7.2.08

Careca, enfim

Na manhã de uma quarta-feira, exatos quinze dias após a quimio, eu descobri que não gastaria dinheiro com cabeleireiro por algum tempo. Durante o banho matinal, no banheiro do hospital, passei as mãos na cabeça e uns vinte fios vieram enroscados nos dedos. “Ô ôu”. Levei as mãos mais uma vez à cabeça e outra porção veio junto. Fechei os olhos e busquei um restinho de pensamento positivo que pudesse estar guardado em algum canto da mente. Não encontrei. Terminei o banho o mais rápido que pude e voltei para a cama. Quando o enfermeiro entrou, um rapaz com menos de trinta anos, contei que estava me despedindo dos meus cabelos. “Pelo menos os seus vão voltar a crescer. E os meus, heim?” respondeu, mostrando sua careca em estágio avançado. E agora, Daniela? Engoli meu beicinho e desfiz a cara de coitada.

O que o enfermeiro não sabia era que aquele comentário foi o equivalente a quatro sessões de terapia condensadas em cinco segundos. Talvez eu supervalorize um pouquinho os meus problemas - ok, ok, eu SEI que supervalorizo na maioria das vezes - mas também sei reconhecer o drama alheio. E o problema capilar dele era, definitivamente, mais sério que o meu. Além disso, a queda dos cabelos era o primeiro efeito colateral da quimioterapia que não vinha acompanhado de dor, enjôo, febre ou qualquer outro desconforto físico. O único inconveniente era a minha repulsa a cabelos que se soltam da cabeça. Era fio de cabelo nos ombros, nos braços, na cama, no travesseiro, no chão… um pesadelo. Para resolver esse problema, com o namorido a mais de 400 quilômetros de distância, liguei para o meu amigo gay. “O que você vai fazer hoje à noite?”. “Tenho aula. Por quê?”. “Duvido você vir passar a máquina no meu cabelo”. Marco Aurélio não só topou faltar à aula na faculdade como ainda atravessaria a cidade duas vezes para ir em casa buscar sua máquina de cortar cabelo. Mas todos temos nossos carmas e não há nada que se possa fazer a respeito, certo?

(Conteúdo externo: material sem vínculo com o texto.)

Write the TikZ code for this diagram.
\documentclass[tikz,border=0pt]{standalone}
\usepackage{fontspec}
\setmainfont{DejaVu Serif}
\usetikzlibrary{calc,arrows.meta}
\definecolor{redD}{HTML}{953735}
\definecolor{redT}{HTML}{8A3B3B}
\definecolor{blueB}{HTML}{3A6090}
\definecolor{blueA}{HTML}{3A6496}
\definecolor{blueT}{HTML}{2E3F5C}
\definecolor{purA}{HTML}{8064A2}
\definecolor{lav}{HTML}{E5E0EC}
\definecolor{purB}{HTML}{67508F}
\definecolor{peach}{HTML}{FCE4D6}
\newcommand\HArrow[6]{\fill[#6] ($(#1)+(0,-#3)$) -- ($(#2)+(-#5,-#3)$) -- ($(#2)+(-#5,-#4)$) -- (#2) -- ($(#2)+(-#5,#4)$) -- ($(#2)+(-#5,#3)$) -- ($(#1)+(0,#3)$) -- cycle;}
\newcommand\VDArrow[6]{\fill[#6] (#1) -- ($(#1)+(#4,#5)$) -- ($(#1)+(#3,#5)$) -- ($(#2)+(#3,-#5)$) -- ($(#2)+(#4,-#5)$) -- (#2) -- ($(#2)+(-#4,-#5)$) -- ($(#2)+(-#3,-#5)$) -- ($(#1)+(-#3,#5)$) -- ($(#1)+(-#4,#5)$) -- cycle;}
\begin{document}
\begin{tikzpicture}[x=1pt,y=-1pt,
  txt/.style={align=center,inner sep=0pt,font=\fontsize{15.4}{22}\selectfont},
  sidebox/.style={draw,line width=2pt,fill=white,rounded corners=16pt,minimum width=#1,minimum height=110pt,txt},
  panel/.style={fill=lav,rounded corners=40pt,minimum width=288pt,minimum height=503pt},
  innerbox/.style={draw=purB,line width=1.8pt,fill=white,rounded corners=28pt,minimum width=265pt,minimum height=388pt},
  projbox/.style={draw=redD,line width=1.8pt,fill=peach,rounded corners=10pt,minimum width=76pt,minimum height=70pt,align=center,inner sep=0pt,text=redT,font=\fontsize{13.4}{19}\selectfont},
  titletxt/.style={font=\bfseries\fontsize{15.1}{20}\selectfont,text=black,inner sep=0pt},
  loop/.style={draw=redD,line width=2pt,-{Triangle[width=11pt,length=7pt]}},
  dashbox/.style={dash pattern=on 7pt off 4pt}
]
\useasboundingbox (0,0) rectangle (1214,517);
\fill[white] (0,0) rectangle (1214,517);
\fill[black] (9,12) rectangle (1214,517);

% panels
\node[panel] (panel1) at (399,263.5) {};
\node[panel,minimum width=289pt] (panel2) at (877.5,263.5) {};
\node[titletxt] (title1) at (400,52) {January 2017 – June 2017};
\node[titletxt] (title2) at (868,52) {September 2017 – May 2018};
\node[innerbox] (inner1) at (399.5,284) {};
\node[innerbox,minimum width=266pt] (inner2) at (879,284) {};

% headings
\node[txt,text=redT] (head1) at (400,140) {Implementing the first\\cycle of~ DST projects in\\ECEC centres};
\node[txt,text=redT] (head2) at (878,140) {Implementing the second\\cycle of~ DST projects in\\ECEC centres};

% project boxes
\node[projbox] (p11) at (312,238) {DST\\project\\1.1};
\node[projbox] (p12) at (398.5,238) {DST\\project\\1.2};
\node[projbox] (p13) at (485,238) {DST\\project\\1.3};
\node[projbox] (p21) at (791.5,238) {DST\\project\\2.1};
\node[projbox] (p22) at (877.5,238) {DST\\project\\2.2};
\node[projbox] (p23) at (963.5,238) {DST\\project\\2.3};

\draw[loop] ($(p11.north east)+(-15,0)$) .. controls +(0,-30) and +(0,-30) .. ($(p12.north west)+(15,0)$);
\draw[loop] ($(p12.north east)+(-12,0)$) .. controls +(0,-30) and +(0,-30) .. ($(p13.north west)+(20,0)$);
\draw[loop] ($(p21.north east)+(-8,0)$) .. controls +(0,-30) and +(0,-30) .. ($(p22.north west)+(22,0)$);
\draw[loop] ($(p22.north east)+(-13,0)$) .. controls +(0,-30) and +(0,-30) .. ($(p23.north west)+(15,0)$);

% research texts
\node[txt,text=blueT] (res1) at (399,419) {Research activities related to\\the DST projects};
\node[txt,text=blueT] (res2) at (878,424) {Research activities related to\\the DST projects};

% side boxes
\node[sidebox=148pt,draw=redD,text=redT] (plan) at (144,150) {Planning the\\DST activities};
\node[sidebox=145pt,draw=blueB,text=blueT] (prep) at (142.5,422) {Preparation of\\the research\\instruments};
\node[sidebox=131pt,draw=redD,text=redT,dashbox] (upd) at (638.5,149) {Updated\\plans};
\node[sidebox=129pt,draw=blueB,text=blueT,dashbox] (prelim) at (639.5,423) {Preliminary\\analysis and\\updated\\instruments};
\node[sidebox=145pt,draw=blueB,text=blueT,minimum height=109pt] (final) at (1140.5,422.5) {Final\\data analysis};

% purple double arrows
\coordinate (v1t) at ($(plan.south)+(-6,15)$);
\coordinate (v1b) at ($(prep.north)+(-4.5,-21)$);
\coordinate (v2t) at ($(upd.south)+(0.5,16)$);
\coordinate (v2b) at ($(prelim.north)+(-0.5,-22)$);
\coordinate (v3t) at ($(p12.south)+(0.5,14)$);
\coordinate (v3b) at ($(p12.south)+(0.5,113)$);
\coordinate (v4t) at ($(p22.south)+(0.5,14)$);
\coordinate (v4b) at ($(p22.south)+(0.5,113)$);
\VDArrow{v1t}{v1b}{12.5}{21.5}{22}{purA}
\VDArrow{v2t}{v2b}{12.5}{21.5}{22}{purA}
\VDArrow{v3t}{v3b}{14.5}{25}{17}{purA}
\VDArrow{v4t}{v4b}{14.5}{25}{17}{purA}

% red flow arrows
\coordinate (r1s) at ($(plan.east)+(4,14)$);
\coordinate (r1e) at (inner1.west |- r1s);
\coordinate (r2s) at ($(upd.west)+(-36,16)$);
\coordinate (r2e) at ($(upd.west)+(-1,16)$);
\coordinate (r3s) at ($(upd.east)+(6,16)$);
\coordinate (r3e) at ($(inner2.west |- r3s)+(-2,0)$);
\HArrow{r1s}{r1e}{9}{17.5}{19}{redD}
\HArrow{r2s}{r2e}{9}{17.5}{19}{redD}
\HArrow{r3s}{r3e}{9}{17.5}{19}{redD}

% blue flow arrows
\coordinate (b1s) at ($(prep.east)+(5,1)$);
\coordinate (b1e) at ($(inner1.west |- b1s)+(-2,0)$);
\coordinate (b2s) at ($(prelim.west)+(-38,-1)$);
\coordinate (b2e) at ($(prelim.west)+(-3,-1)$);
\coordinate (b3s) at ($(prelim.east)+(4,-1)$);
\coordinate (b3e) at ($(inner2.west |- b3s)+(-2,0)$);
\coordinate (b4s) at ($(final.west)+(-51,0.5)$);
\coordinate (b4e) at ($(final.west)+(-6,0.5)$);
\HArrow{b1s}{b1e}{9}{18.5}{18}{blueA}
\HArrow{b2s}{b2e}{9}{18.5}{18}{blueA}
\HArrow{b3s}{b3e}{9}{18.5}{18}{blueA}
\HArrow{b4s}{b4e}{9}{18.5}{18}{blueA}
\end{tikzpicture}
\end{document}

Até a chegada do meu cabeleireiro particular, eu ainda teria que esperar pelo menos dez horas. Para me poupar do sofrimento de passar o dia recolhendo longos fios de cabelos soltos pelo corpo - ou para se distrair, não importa - minha mãe resolveu cortar meus cabelos bem curtinhos. “Essa tesourinha de costura vai resolver, Dani, senta aqui”. Duas horas depois, o resultado foi um corte tão pavoroso que eu desejei que todos os fios de cabelo caíssem imediatamente. Infelizmente, o jeito era esperar.

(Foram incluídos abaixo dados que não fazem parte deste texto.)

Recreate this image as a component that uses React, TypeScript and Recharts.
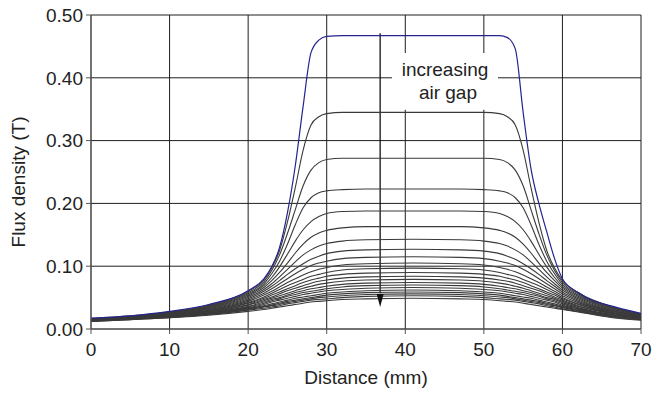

Quando entrou no quarto, Marco parecia tenso. Provavelmente apreensivo pelo que estava por vir, esperando uma cena típica de novela das oito, com muito choro e música do Kenny G ao fundo. A minha ansiedade era tamanha que mal o cumprimentei. “Vamos consertar logo essa tragédia que a minha mãe fez, por favor”. Assim que pegou a tesoura, Marco Aurélio foi tomado pelo espírito de algum cabeleireiro gay que vagava pelo hospital. Mostrou incrível habilidade e uma inesperada afetação na voz enquanto acertava o estrago feito pela tesourinha de costura. Depois, lamentando por ter que destruir sua obra de arte, eliminou o que restava de cabelo com a máquina. Ao olhar minha nova imagem no espelho, confesso que notei um certo charme naquele visual. Enfiei-me embaixo do chuveiro para espantar qualquer sinal de desânimo e vestígio da tosa. Sentir a água batendo diretamente no couro cabeludo é, no mínimo, diferente, assim como encostar a cabeça no travesseiro frio. Na primeira noite, em pleno inverno, eu levantei para ir ao banheiro. Sonolenta, lembrei que estava careca quando abri a porta do banheiro e senti o vento gelar minha cabeça. Uma tristeza repentina ameaçou se instalar. Afastei-a pensando no enfermeiro e sua falta de perspectiva. E, principalmente, na minha cura.

Resumindo, perder os cabelos durante um tratamento contra o câncer é como entregar a bolsa a um assaltante armado: “Toma, leva tudo mas me deixa viva”.